Holistic evaluation allows admissions officers to take into account opportunities, hardships and other experiences that may have affected an applicant’s grades and SAT scores. They may also consider how those things affected their participation in activities outside of school. Nevertheless, the outcomes of admission to the most elite colleges are unequal. In fact, while 37% of young adults in the United States are black or Latino, just 19% of students at the top 100 colleges in the country are.
In addition, while only one-third of American adults have a bachelor’s degree, a review of Ivy League universities’ published data reveals that about 85% of students have a parent with a bachelor’s degree. So, even if holistic evaluation does a better job than looking at test scores and grades alone, the process still concludes by systematically undervaluing working-class, poor, black and Latino young men and women.
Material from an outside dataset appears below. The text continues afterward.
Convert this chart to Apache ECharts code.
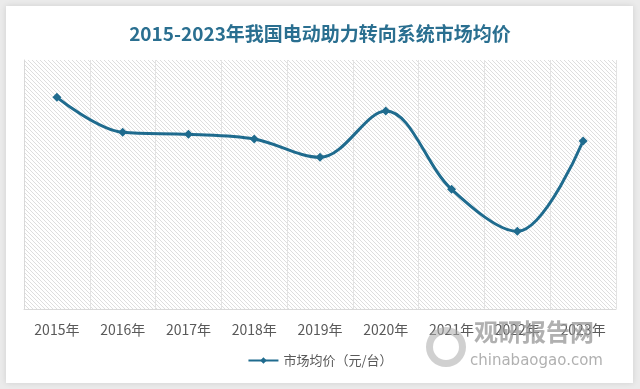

That is, if we assume that talent and “personal qualities” are equally distributed in our society, this disproportion should tell us something is amiss.
In addition to the holistic evaluation process, admissions teams need to consider the needs of specific groups on campus. These needs vary from campus to campus and from year to year. Coaches can recruit top athletes for positions on their teams played by graduating seniors, and those recruits enter the fast lane to admission. And, just as the baseball coach can recruit a shortstop, the orchestra director may request a top bassoon player to fill a missing part in the orchestra. Since needs of campus organizations and teams vary from year to year, you can’t glean much from admission files in isolation like the DOJ and curious students hope to do.
Merit is overrated
Are there any discernible patterns between who gets in and students who were seriously considered but rejected? Probably not. Harvard President Drew Faust has said that Harvard could fill its incoming class twice with high school valedictorians.
In fact, we should discard the notion that admissions is a meritocratic process that selects the “best” 18-year-olds who apply to a selective university. When we let go of our meritocracy ideals, we see more clearly that so many talented, accomplished young people who will be outstanding leaders in the future will not make it to the likes of Harvard, Stanford and Yale. There simply are not enough places for all of them at those universities.
Further, many more disadvantaged young people have never had the opportunity to cultivate talents because their parents did not have the resources to pay for private music lessons or a pitching coach. In fact, the gap between what wealthy and poor parents spend on extracurricular activities has dramatically increased in recent years. So looking for explanations for why you did get in, or whether some groups are favored over others, misses the broader picture of the lack of clarity on what gets anyone into elite colleges. It also ignores the unequal opportunities young Americans have in the process.
One way forward for college admissions, which I have suggested as a thought experiment in my book, “The Diversity Bargain,” is to take all qualified students for a selective college and enter them into an admissions lottery. The lottery could have weights for desired characteristics the college deems important, such as social class, geographic diversity, race and intended major. This method would make clear the arbitrariness in the admissions process. It would also help students admitted — and those not admitted — understand that admission — and rejection — should not hold the strong social meaning in American society that it does today.
In “The Diversity Bargain,” I show the downsides of maintaining students’ beliefs that college admissions is a meritocracy. Most students expressed strong faith in a process that ultimately underselects black, Latino and working-class applicants, among others. They will take these understandings with them as they ascend to positions of power and make hiring decisions, design tax policies and shape media discourses.
Until the Department of Justice and admitted students understand the arbitrary nature of how admissions decisions at elite colleges are made, they will be perplexed by the complex art that is elite college admissions.